--- Start ---

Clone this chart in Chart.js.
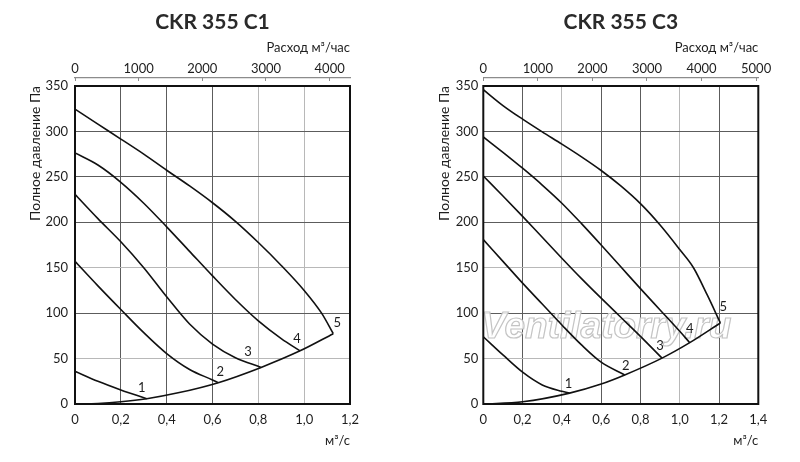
<!DOCTYPE html>
<html lang="ru">
<head>
<meta charset="utf-8">
<title>CKR 355 C1 / CKR 355 C3</title>
<script src="https://cdn.jsdelivr.net/npm/chart.js@4/dist/chart.umd.min.js"></script>
<style>
    html, body { margin: 0; padding: 0; background: #fff; }
    .wrap { position: relative; width: 800px; height: 462px; }
    .wrap canvas { position: absolute; top: 0; }
    #chartC1 { left: 0; }
    #chartC3 { left: 400px; }
</style>
</head>
<body>
<div class="wrap">
    <canvas id="chartC1" width="400" height="462"></canvas>
    <canvas id="chartC3" width="400" height="462"></canvas>
</div>
<script>
/* ============================
   Fan curves
   flow in m³/s, pressure in Pa
   ============================ */

const pressureMax = 350;
const pressureStep = 50;
const flowStep = 0.2;
const speedNames = ['1', '2', '3', '4', '5'];

// CKR 355 C1
const c1FlowMax = 1.2;
const c1HourTicks = [0, 1000, 2000, 3000, 4000];
const c1Speed1 = [[0, 36], [0.1, 25], [0.2, 15.5], [0.313, 5.8]];
const c1Speed2 = [[0, 157], [0.1, 130], [0.2, 104], [0.3, 78.5], [0.4, 55.5], [0.5, 38], [0.6, 26.5], [0.625, 23.5]];
const c1Speed3 = [[0, 230.7], [0.1, 204], [0.2, 178.5], [0.3, 150], [0.4, 118], [0.5, 88], [0.6, 66], [0.7, 51], [0.812, 40.3]];
const c1Speed4 = [[0, 276.3], [0.1, 263], [0.2, 244], [0.3, 221], [0.4, 195], [0.5, 168], [0.6, 141], [0.7, 115], [0.8, 91.5], [0.9, 72], [0.982, 58.5]];
const c1Speed5 = [[0, 324.5], [0.1, 308], [0.2, 291.6], [0.3, 275], [0.4, 257.3], [0.5, 240], [0.6, 221.5], [0.7, 201], [0.8, 177.7], [0.9, 152.5], [1.0, 125], [1.076, 100], [1.127, 77.4]];
const c1Network = [[0, 0], [0.1, 0.6], [0.2, 2.4], [0.313, 5.8], [0.45, 12.3], [0.625, 23.5], [0.812, 40.3], [0.982, 58.5], [1.127, 77.4]];

// CKR 355 C3
const c3FlowMax = 1.4;
const c3HourTicks = [0, 1000, 2000, 3000, 4000, 5000];
const c3Speed1 = [[0, 74], [0.1, 54], [0.2, 35], [0.3, 21], [0.4, 14], [0.439, 12]];
const c3Speed2 = [[0, 181], [0.1, 157], [0.2, 133], [0.3, 110], [0.4, 87], [0.5, 65], [0.6, 46], [0.72, 32]];
const c3Speed3 = [[0, 251], [0.1, 229], [0.2, 206.5], [0.3, 183.5], [0.4, 160.5], [0.5, 138], [0.6, 116.5], [0.7, 95.5], [0.8, 74.5], [0.91, 50.5]];
const c3Speed4 = [[0, 294], [0.1, 277], [0.2, 259.5], [0.3, 241], [0.4, 221], [0.5, 198.5], [0.6, 175], [0.7, 151], [0.8, 127], [0.9, 103.5], [1.0, 80], [1.051, 67.5]];
const c3Speed5 = [[0, 346], [0.1, 328.5], [0.2, 313.5], [0.3, 299.5], [0.4, 286], [0.5, 272], [0.6, 257], [0.7, 240], [0.8, 220.5], [0.9, 197], [1.0, 170], [1.07, 150], [1.14, 120], [1.207, 89.2]];
const c3Network = [[0, 0], [0.2, 2.4], [0.439, 12], [0.6, 22], [0.72, 32], [0.91, 50.5], [1.051, 67.5], [1.207, 89.2]];

const GRID_DARK = '#5c5c5c';
const GRID_LIGHT = '#b8b8b8';
const AXIS_GRAY = '#8c8c8c';
const INK = '#1e1e1e';

Chart.defaults.font.family = 'Lato, "Open Sans", sans-serif';
Chart.defaults.font.size = 13;
Chart.defaults.color = INK;

const round1 = v => Math.round(v * 10) / 10;
const fmtFlow = v => (v === 0 ? '0' : round1(v).toFixed(1).replace('.', ','));
const toPoints = arr => arr.map(([x, y]) => ({ x, y }));

// black frame round the plot
const framePlugin = {
    id: 'frame',
    afterDraw(chart) {
        const { ctx, chartArea: a } = chart;
        ctx.save();
        ctx.strokeStyle = '#111';
        ctx.lineWidth = 2;
        ctx.strokeRect(a.left, a.top, a.right - a.left, a.bottom - a.top);
        ctx.restore();
    }
};

// "1".."5" next to the end of each speed curve
const speedLabelPlugin = {
    id: 'speedLabels',
    afterDatasetsDraw(chart, args, opts) {
        const { ctx, scales } = chart;
        ctx.save();
        ctx.font = '13px Lato, "Open Sans", sans-serif';
        ctx.fillStyle = INK;
        ctx.textAlign = 'center';
        ctx.textBaseline = 'middle';
        speedNames.forEach((name, i) => {
            const pts = chart.data.datasets[i].data;
            const end = pts[pts.length - 1];
            const [dx, dy] = opts.shift[i];
            ctx.fillText(name, scales.x.getPixelForValue(end.x) + dx, scales.y.getPixelForValue(end.y) + dy);
        });
        ctx.restore();
    }
};

const watermarkPlugin = {
    id: 'watermark',
    beforeDatasetsDraw(chart, args, opts) {
        if (!opts.text) return;
        const { ctx, chartArea: a } = chart;
        ctx.save();
        ctx.font = 'italic bold 37px "Liberation Sans", Arial, sans-serif';
        ctx.textAlign = 'center';
        ctx.textBaseline = 'middle';
        const cx = a.left + (a.right - a.left) * 0.447;
        const cy = a.top + (a.bottom - a.top) * 0.761;
        ctx.fillStyle = 'rgba(255,255,255,0.85)';
        ctx.fillText(opts.text, cx, cy);
        ctx.strokeStyle = '#c4c4c4';
        ctx.lineWidth = 1.2;
        ctx.strokeText(opts.text, cx, cy);
        ctx.restore();
    }
};

function makeChart(id, cfg) {
    const datasets = cfg.speeds.map(s => ({ data: toPoints(s) }));
    datasets.push({ data: toPoints(cfg.network) });

    const gridColor = light => ctx =>
        (ctx.tick && light.includes(round1(ctx.tick.value))) ? GRID_LIGHT : GRID_DARK;

    return new Chart(document.getElementById(id), {
        type: 'line',
        data: { datasets },
        plugins: [framePlugin, speedLabelPlugin, watermarkPlugin],
        options: {
            responsive: false,
            animation: false,
            layout: { padding: { left: 0, right: cfg.padRight, top: 0, bottom: 0 } },
            elements: {
                point: { radius: 0 },
                line: { borderColor: '#111', borderWidth: 1.6, cubicInterpolationMode: 'monotone', fill: false }
            },
            plugins: {
                legend: { display: false },
                tooltip: { enabled: false },
                title: {
                    display: true,
                    text: cfg.title,
                    fullSize: false,
                    padding: { top: 10, bottom: 0 },
                    color: '#2a2a2a',
                    font: { size: 21, weight: 'bold' }
                },
                speedLabels: { shift: cfg.labelShift },
                watermark: { text: cfg.watermark || '' }
            },
            scales: {
                x: {
                    type: 'linear',
                    position: 'bottom',
                    min: 0,
                    max: cfg.flowMax,
                    ticks: { stepSize: flowStep, padding: 8, callback: fmtFlow },
                    grid: { drawTicks: false, color: gridColor(cfg.lightX) },
                    border: { display: false },
                    title: { display: true, text: 'м³/с', align: 'end', padding: { top: 0, bottom: 13 } },
                    afterFit: s => { s.height = 58; }
                },
                xHour: {
                    type: 'linear',
                    position: 'top',
                    weight: 1,
                    min: 0,
                    max: cfg.flowMax * 3600,
                    afterBuildTicks: s => { s.ticks = cfg.hourTicks.map(value => ({ value })); },
                    ticks: { padding: 4, callback: v => String(v) },
                    grid: { drawOnChartArea: false, drawTicks: true, tickLength: -3, color: AXIS_GRAY },
                    border: { display: true, color: AXIS_GRAY, width: 1.2 },
                    title: { display: true, text: 'Расход м³/час', align: 'end', padding: { top: 4.7, bottom: 0 } },
                    afterFit: s => { s.height = 42.8; }
                },
                gap: {
                    type: 'linear',
                    position: 'top',
                    weight: 0,
                    ticks: { display: false },
                    grid: { display: false },
                    border: { display: false },
                    afterFit: s => { s.height = 8; }
                },
                y: {
                    type: 'linear',
                    position: 'left',
                    min: 0,
                    max: pressureMax,
                    ticks: { stepSize: pressureStep, padding: cfg.yTickPad },
                    grid: { drawTicks: false, color: gridColor(cfg.lightY) },
                    border: { display: false },
                    title: {
                        display: true,
                        text: 'Полное давление Па',
                        align: 'end',
                        font: { size: 14 },
                        padding: { top: cfg.yTitlePad, bottom: 0 }
                    },
                    afterFit: s => { s.width = cfg.yWidth; }
                }
            }
        }
    });
}

makeChart('chartC1', {
    title: 'CKR 355 C1',
    flowMax: c1FlowMax,
    hourTicks: c1HourTicks,
    speeds: [c1Speed1, c1Speed2, c1Speed3, c1Speed4, c1Speed5],
    network: c1Network,
    yWidth: 75,
    padRight: 50,
    yTickPad: 7,
    yTitlePad: 26.6,
    lightX: [0.8, 1.0],
    lightY: [50, 150],
    labelShift: [[-5, -11], [2, -11], [-13, -16], [-3, -12], [4, -11]]
});

makeChart('chartC3', {
    title: 'CKR 355 C3',
    flowMax: c3FlowMax,
    hourTicks: c3HourTicks,
    speeds: [c3Speed1, c3Speed2, c3Speed3, c3Speed4, c3Speed5],
    network: c3Network,
    yWidth: 83.3,
    padRight: 41.7,
    yTickPad: 5,
    yTitlePad: 36,
    lightX: [0.4, 1.0],
    lightY: [50, 150],
    labelShift: [[-1, -9], [1, -9], [-2, -12], [0, -14], [3, -16]],
    watermark: 'Ventilatorry.ru'
});
</script>
</body>
</html>
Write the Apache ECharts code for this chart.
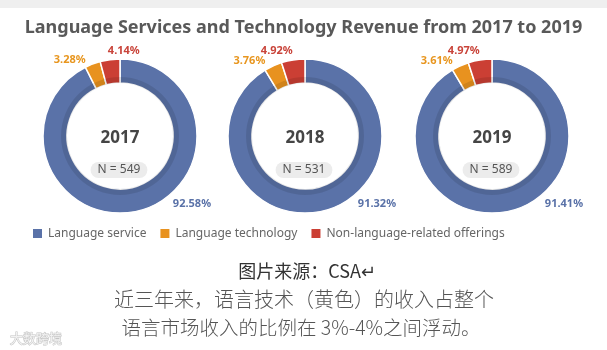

--- End ---

• REQUIRED WORK
Leave out any pictures and return exactly the lines from the beginning of the data through the line with "const speedNames = ['1', '2', '3', '4', '5'];", inclusive.

• COMPLETE RESPONSE
Clone this chart in Chart.js.
<!DOCTYPE html>
<html lang="ru">
<head>
<meta charset="utf-8">
<title>CKR 355 C1 / CKR 355 C3</title>
<script src="https://cdn.jsdelivr.net/npm/chart.js@4/dist/chart.umd.min.js"></script>
<style>
    html, body { margin: 0; padding: 0; background: #fff; }
    .wrap { position: relative; width: 800px; height: 462px; }
    .wrap canvas { position: absolute; top: 0; }
    #chartC1 { left: 0; }
    #chartC3 { left: 400px; }
</style>
</head>
<body>
<div class="wrap">
    <canvas id="chartC1" width="400" height="462"></canvas>
    <canvas id="chartC3" width="400" height="462"></canvas>
</div>
<script>
/* ============================
   Fan curves
   flow in m³/s, pressure in Pa
   ============================ */

const pressureMax = 350;
const pressureStep = 50;
const flowStep = 0.2;
const speedNames = ['1', '2', '3', '4', '5'];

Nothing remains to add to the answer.